From the first line of the data down to and including the line with "from matplotlib.ticker import", copy everything exactly, leaving out pictures.
┌─ Exercise input
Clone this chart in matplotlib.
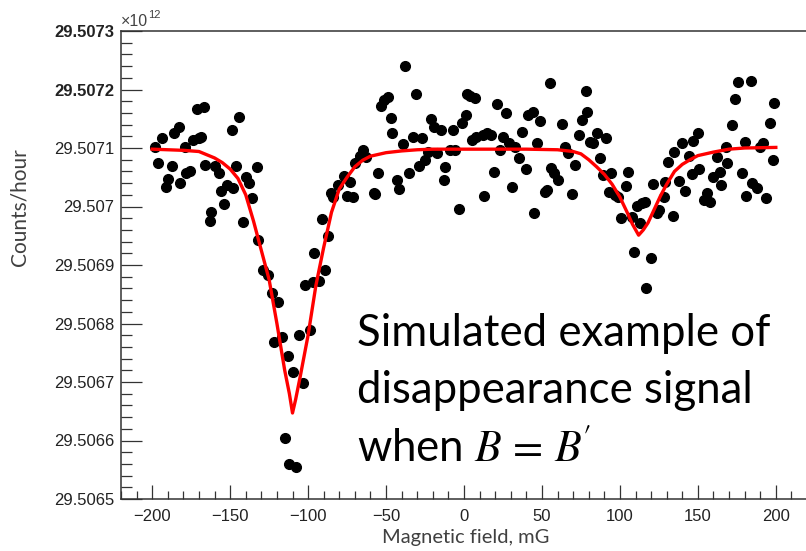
import matplotlib
matplotlib.use("Agg")
import matplotlib.pyplot as plt
import numpy as np
from matplotlib.ticker import MultipleLocator, FixedLocator, FixedFormatter

# data points: magnetic field (mG) and counts/hour in units of 1e12
field = [-198, -196, -194, -191, -190, -187, -186, -183, -182, -179,
         -178, -176, -174, -171, -170, -169, -167, -166, -163, -162,
         -160, -157, -156, -154, -152, -149, -148, -146, -144, -142,
         -140, -138, -136, -133, -132, -129, -126, -123, -122, -119,
         -117, -115, -113, -112, -110, -108, -106, -103, -102, -99,
         -97, -96, -93, -91, -89, -87, -85, -84, -81, -77,
         -75, -73, -71, -70, -67, -65, -63, -58, -57, -55,
         -53, -51, -49, -47, -46, -43, -42, -39, -38, -35,
         -33, -31, -29, -27, -25, -23, -21, -19, -17, -15,
         -13, -12, -9, -7, -6, -3, -1, 1, 2, 4,
         5, 7, 8, 12, 13, 15, 17, 19, 21, 23,
         25, 27, 29, 31, 33, 35, 37, 40, 41, 44,
         45, 47, 49, 52, 53, 55, 56, 58, 60, 63,
         65, 67, 69, 71, 74, 76, 78, 79, 81, 83,
         85, 87, 89, 91, 93, 94, 97, 99, 101, 104,
         105, 108, 109, 111, 113, 114, 116, 117, 120, 121,
         124, 125, 128, 129, 131, 134, 135, 138, 140, 142,
         144, 146, 147, 150, 151, 154, 156, 158, 160, 162,
         164, 165, 168, 169, 172, 174, 176, 178, 180, 181,
         184, 185, 188, 190, 192, 194, 196, 198, 199]
counts = [29.507102, 29.507074, 29.507117, 29.507033, 29.507047, 29.507069, 29.507126, 29.507136, 29.507040, 29.507102,
          29.507057, 29.507061, 29.507114, 29.507167, 29.507117, 29.507119, 29.507170, 29.507071, 29.506975, 29.506991,
          29.507069, 29.507057, 29.507027, 29.507004, 29.507037, 29.507131, 29.507032, 29.507069, 29.507153, 29.506974,
          29.507050, 29.507040, 29.507015, 29.507068, 29.506943, 29.506892, 29.506883, 29.506852, 29.506768, 29.506837,
          29.506777, 29.506604, 29.506744, 29.506560, 29.506717, 29.506555, 29.506780, 29.506698, 29.506866, 29.506789,
          29.506871, 29.506921, 29.506873, 29.506979, 29.506892, 29.506950, 29.507023, 29.507016, 29.507037, 29.507052,
          29.507018, 29.507042, 29.507016, 29.507074, 29.507086, 29.507097, 29.507085, 29.507023, 29.507021, 29.507057,
          29.507172, 29.507182, 29.507187, 29.507151, 29.507126, 29.507045, 29.507030, 29.507107, 29.507240, 29.507057,
          29.507119, 29.507192, 29.507069, 29.507117, 29.507080, 29.507093, 29.507150, 29.507136, 29.507092, 29.507131,
          29.507045, 29.507068, 29.507097, 29.507131, 29.507097, 29.506996, 29.507143, 29.507156, 29.507192, 29.507189,
          29.507114, 29.507186, 29.507119, 29.507122, 29.507018, 29.507126, 29.507122, 29.507059, 29.507175, 29.507097,
          29.507119, 29.507160, 29.507109, 29.507033, 29.507102, 29.507083, 29.507127, 29.507064, 29.507156, 29.507162,
          29.506989, 29.507109, 29.507146, 29.507025, 29.507028, 29.507211, 29.507066, 29.507057, 29.507045, 29.507141,
          29.507102, 29.507092, 29.507021, 29.507071, 29.507122, 29.507148, 29.507197, 29.507162, 29.507110, 29.507109,
          29.507126, 29.507083, 29.507054, 29.507117, 29.507025, 29.507057, 29.507020, 29.507016, 29.506980, 29.507035,
          29.507059, 29.506982, 29.506922, 29.507001, 29.506972, 29.507006, 29.507008, 29.506861, 29.506912, 29.507038,
          29.506989, 29.506994, 29.507016, 29.507042, 29.507076, 29.506984, 29.507093, 29.507044, 29.507109, 29.507027,
          29.507086, 29.507056, 29.507112, 29.507126, 29.507064, 29.507011, 29.507023, 29.507008, 29.507050, 29.507085,
          29.507059, 29.507037, 29.507102, 29.507074, 29.507139, 29.507184, 29.507213, 29.507057, 29.507110, 29.507018,
          29.507215, 29.507040, 29.507032, 29.507102, 29.507109, 29.507015, 29.507143, 29.507079, 29.507177]

# fitted curve
fit_field = [-200, -190, -180, -170, -160, -155, -150, -145, -140, -135,
             -130, -125, -120, -115, -112, -110, -108, -105, -100, -95,
             -90, -85, -80, -75, -70, -65, -60, -50, -40, -30,
             -20, 0, 20, 40, 60, 70, 75, 80, 85, 90,
             95, 100, 105, 108, 112, 115, 118, 122, 126, 130,
             135, 140, 145, 150, 160, 170, 180, 200]
fit_counts = [29.507098, 29.507097, 29.507096, 29.507094, 29.507083, 29.507075, 29.507064, 29.507048, 29.507020, 29.506975,
              29.506925, 29.506875, 29.506800, 29.506720, 29.506680, 29.506647, 29.506670, 29.506710, 29.506780, 29.506865,
              29.506930, 29.506990, 29.507030, 29.507050, 29.507068, 29.507079, 29.507086, 29.507092, 29.507095, 29.507097,
              29.507098, 29.507098, 29.507098, 29.507098, 29.507097, 29.507094, 29.507090, 29.507080, 29.507068, 29.507055,
              29.507038, 29.507016, 29.506988, 29.506970, 29.506951, 29.506960, 29.506972, 29.506995, 29.507018, 29.507038,
              29.507060, 29.507072, 29.507080, 29.507087, 29.507093, 29.507098, 29.507100, 29.507101]

ytick_vals = [29.5065, 29.5066, 29.5067, 29.5068, 29.5069, 29.5070, 29.5071, 29.5072, 29.5073]
ytick_labels = ["29.5065", "29.5066", "29.5067", "29.5068", "29.5069", "29.507", "29.5071", "29.5072", "29.5073"]
xtick_vals = [-200, -150, -100, -50, 0, 50, 100, 150, 200]

plt.rcParams["mathtext.fontset"] = "stix"

fig = plt.figure(figsize=(8.06, 5.51), dpi=100)
ax = fig.add_axes([121 / 806, 52 / 551, 686 / 806, 468 / 551])

ax.plot(field, counts, "o", color="black", markersize=7, zorder=2)
ax.plot(fit_field, fit_counts, "-", color="red", lw=2.4, zorder=3)

ax.set_xlim(-220, 220)
ax.set_ylim(29.5065, 29.5073)

ax.yaxis.set_major_locator(FixedLocator(ytick_vals))
ax.yaxis.set_major_formatter(FixedFormatter(ytick_labels))
ax.yaxis.set_minor_locator(MultipleLocator(0.00002))
ax.xaxis.set_major_locator(FixedLocator(xtick_vals))
ax.xaxis.set_minor_locator(MultipleLocator(10))

tick_font = "Liberation Sans"
ax.tick_params(axis="y", which="major", direction="in", length=15, width=0.9,
               color="#333333", labelsize=12, pad=5)
ax.tick_params(axis="y", which="minor", direction="in", length=8, width=0.9, color="#333333")
ax.tick_params(axis="x", which="major", direction="in", length=10, width=0.9,
               color="#333333", labelsize=12, pad=7)
ax.tick_params(axis="x", which="minor", direction="in", length=5.5, width=0.9, color="#333333")
for lab in ax.get_xticklabels() + ax.get_yticklabels():
    lab.set_fontfamily(tick_font)
    lab.set_color("#222222")
for lab in ax.get_yticklabels()[-2:]:
    lab.set_fontweight("bold")

for s in ["left", "bottom", "top"]:
    ax.spines[s].set_linewidth(1.1)
    ax.spines[s].set_color("#333333")
ax.spines["right"].set_visible(False)

# exponent label in the ROOT style
fig.text(121 / 806, 1 - 22 / 551, "×10", fontsize=11.5, color="#444444",
         family="Liberation Sans", va="center", ha="left")
fig.text(148 / 806, 1 - 15 / 551, "12", fontsize=8, color="#444444",
         family="Liberation Sans", va="center", ha="left")

fig.text(20 / 806, 1 - 207 / 551, "Counts/hour", rotation=90, fontsize=15,
         family="Lato", color="#404040", ha="center", va="center")
fig.text(466 / 806, 1 - 538 / 551, "Magnetic field, mG", fontsize=14.5,
         family="Lato", color="#404040", ha="center", va="center")

note_font = "Lato"
fig.text(357 / 806, 1 - 346 / 551, "Simulated example of", fontsize=31.5,
         family=note_font, color="black", ha="left", va="baseline")
fig.text(357 / 806, 1 - 403 / 551, "disappearance signal", fontsize=31.5,
         family=note_font, color="black", ha="left", va="baseline")
fig.text(357 / 806, 1 - 461 / 551, r"when $B\,=\,B^{\!\prime}$", fontsize=31.5,
         family=note_font, color="black", ha="left", va="baseline")

fig.savefig("out.png", dpi=100)
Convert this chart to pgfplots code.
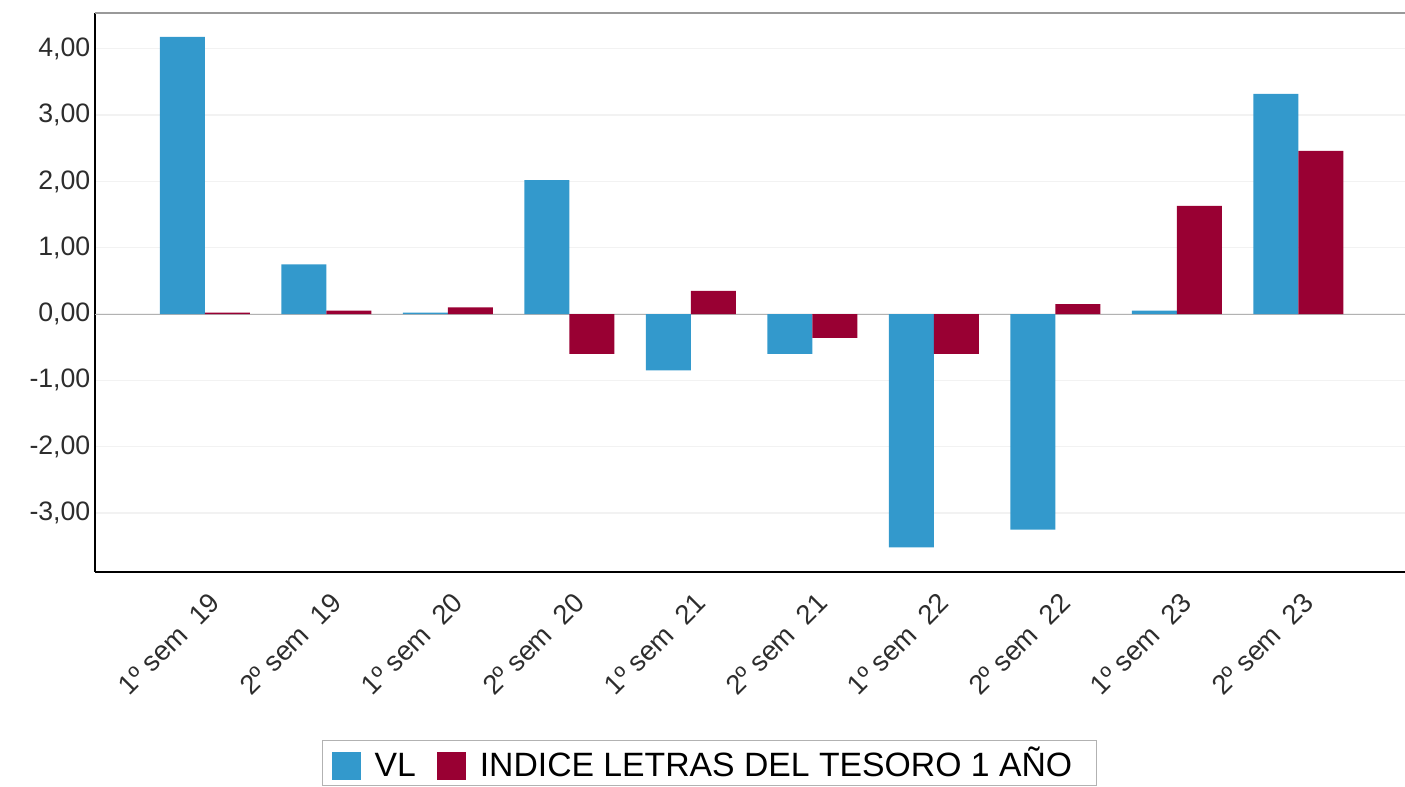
\documentclass[border=0pt]{standalone}
\usepackage{pgfplots}
\pgfplotsset{compat=1.18}
\usepackage{fontspec}
\setmainfont{Liberation Sans}
\definecolor{vlblue}{RGB}{51,153,204}
\definecolor{idxred}{RGB}{153,0,51}
\definecolor{tickgray}{RGB}{45,45,45}
\begin{document}
\begin{tikzpicture}
\useasboundingbox (-71.25pt,-161.25pt) rectangle (982.5pt,429pt);
\begin{axis}[
  at={(0pt,0pt)}, anchor=south west,
  scale only axis,
  width=982.5pt, height=419.25pt,
  xmin=-0.905, xmax=9.877,
  ymin=-3.89, ymax=4.54,
  ybar=0pt, bar width=33.75pt,
  xtick={0,...,9},
  xticklabels={1º sem \ 19,2º sem \ 19,1º sem \ 20,2º sem \ 20,1º sem \ 21,2º sem \ 21,1º sem \ 22,2º sem \ 22,1º sem \ 23,2º sem \ 23},
  xticklabel style={xshift=10pt, yshift=-17pt, rotate=45, anchor=east, font=\fontsize{20.5}{24}\selectfont, text=tickgray},
  ytick={-3,-2,-1,0,1,2,3,4},
  yticklabel style={font=\fontsize{20}{24}\selectfont, text=tickgray},
  /pgf/number format/.cd, fixed, fixed zerofill, precision=2, use comma, assume math mode=true,
  /pgfplots/.cd,
  major tick length=0pt,
  ymajorgrids, grid style={draw=black!5, line width=1pt},
  extra y ticks={0}, extra y tick labels={},
  extra y tick style={grid style={draw=black!30, line width=0.8pt}},
  axis x line*=bottom, axis y line*=left,
  axis line style={draw=black, line width=1.5pt, -},
  legend columns=2,
  legend style={at={(0.1733,-0.3005)}, anchor=north west, draw=black!30, line width=0.8pt,
    font=\fontsize{25.3}{30}\selectfont, inner xsep=7pt, inner ysep=3pt,
    /tikz/every odd column/.append style={column sep=8pt},
    /tikz/every even column/.append style={column sep=14pt}},
  legend image code/.code={\fill[#1] (0pt,-13pt) rectangle (22pt,8.5pt);},
]
\addplot[fill=vlblue, draw=none] coordinates {(0,4.18) (1,0.75) (2,0.02) (3,2.02) (4,-0.85) (5,-0.60) (6,-3.52) (7,-3.25) (8,0.05) (9,3.32)};
\addplot[fill=idxred, draw=none] coordinates {(0,0.02) (1,0.05) (2,0.10) (3,-0.60) (4,0.35) (5,-0.36) (6,-0.60) (7,0.15) (8,1.63) (9,2.46)};
\legend{VL\vphantom{Ñ}, INDICE LETRAS DEL TESORO 1 AÑO\rule{9pt}{0pt}}
\draw[black!40, line width=1.5pt] (rel axis cs:0,1) -- (rel axis cs:1,1);
\end{axis}
\end{tikzpicture}
\end{document}
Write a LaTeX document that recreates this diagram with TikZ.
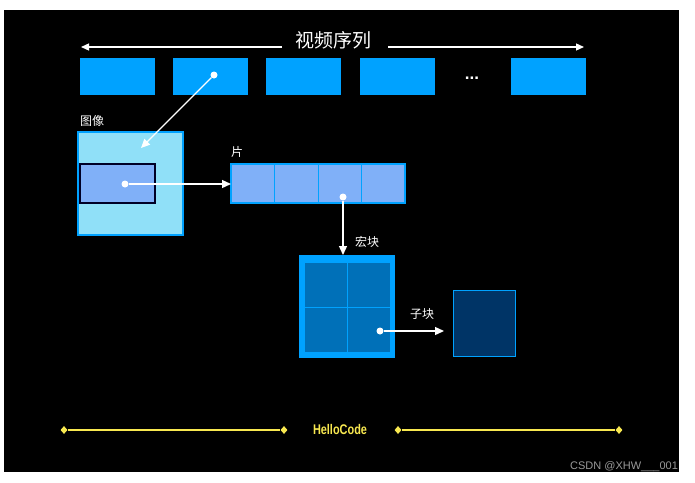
└─
• **Finished exercise**
Clone this chart in matplotlib.
import matplotlib
matplotlib.use("Agg")
import matplotlib.pyplot as plt
import numpy as np
from matplotlib.ticker import MultipleLocator, FixedLocator, FixedFormatter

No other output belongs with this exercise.